## EXERCISE BRIEF
Restate each line word for word. Leave out every picture.

## DATA EXCERPT

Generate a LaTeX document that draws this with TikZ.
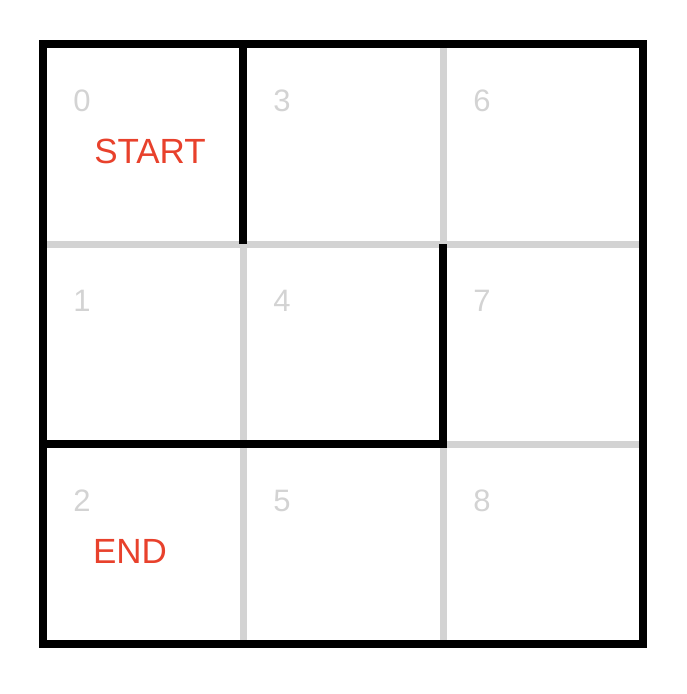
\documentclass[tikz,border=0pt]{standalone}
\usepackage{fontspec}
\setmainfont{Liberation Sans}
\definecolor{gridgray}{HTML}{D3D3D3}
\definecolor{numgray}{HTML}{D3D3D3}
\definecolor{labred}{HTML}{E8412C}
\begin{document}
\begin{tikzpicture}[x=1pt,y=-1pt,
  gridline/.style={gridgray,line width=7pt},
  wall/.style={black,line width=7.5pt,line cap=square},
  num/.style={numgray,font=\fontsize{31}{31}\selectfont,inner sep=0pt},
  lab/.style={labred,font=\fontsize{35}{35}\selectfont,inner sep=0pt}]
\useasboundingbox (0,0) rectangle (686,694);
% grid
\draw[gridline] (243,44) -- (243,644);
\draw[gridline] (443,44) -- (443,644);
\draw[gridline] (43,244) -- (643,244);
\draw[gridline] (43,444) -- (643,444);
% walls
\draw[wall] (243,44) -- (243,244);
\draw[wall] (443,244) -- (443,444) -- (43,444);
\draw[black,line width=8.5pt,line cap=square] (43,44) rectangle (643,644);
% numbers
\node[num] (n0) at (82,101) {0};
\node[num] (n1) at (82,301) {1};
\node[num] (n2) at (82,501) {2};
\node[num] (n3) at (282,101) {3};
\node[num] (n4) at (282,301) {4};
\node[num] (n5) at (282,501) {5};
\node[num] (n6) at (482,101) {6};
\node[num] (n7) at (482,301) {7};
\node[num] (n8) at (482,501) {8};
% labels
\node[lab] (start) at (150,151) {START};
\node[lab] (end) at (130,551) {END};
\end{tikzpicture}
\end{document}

## TASK SOLUTION
Generate a LaTeX document that draws this with TikZ.
\documentclass[tikz,border=0pt]{standalone}
\usepackage{fontspec}
\setmainfont{Liberation Sans}
\definecolor{gridgray}{HTML}{D3D3D3}
\definecolor{numgray}{HTML}{D3D3D3}
\definecolor{labred}{HTML}{E8412C}
\begin{document}
\begin{tikzpicture}[x=1pt,y=-1pt,
  gridline/.style={gridgray,line width=7pt},
  wall/.style={black,line width=7.5pt,line cap=square},
  num/.style={numgray,font=\fontsize{31}{31}\selectfont,inner sep=0pt},
  lab/.style={labred,font=\fontsize{35}{35}\selectfont,inner sep=0pt}]
\useasboundingbox (0,0) rectangle (686,694);
% grid
\draw[gridline] (243,44) -- (243,644);
\draw[gridline] (443,44) -- (443,644);
\draw[gridline] (43,244) -- (643,244);
\draw[gridline] (43,444) -- (643,444);
% walls
\draw[wall] (243,44) -- (243,244);
\draw[wall] (443,244) -- (443,444) -- (43,444);
\draw[black,line width=8.5pt,line cap=square] (43,44) rectangle (643,644);
% numbers
\node[num] (n0) at (82,101) {0};
\node[num] (n1) at (82,301) {1};
\node[num] (n2) at (82,501) {2};
\node[num] (n3) at (282,101) {3};
\node[num] (n4) at (282,301) {4};
\node[num] (n5) at (282,501) {5};
\node[num] (n6) at (482,101) {6};
\node[num] (n7) at (482,301) {7};
\node[num] (n8) at (482,501) {8};
% labels
\node[lab] (start) at (150,151) {START};
\node[lab] (end) at (130,551) {END};
\end{tikzpicture}
\end{document}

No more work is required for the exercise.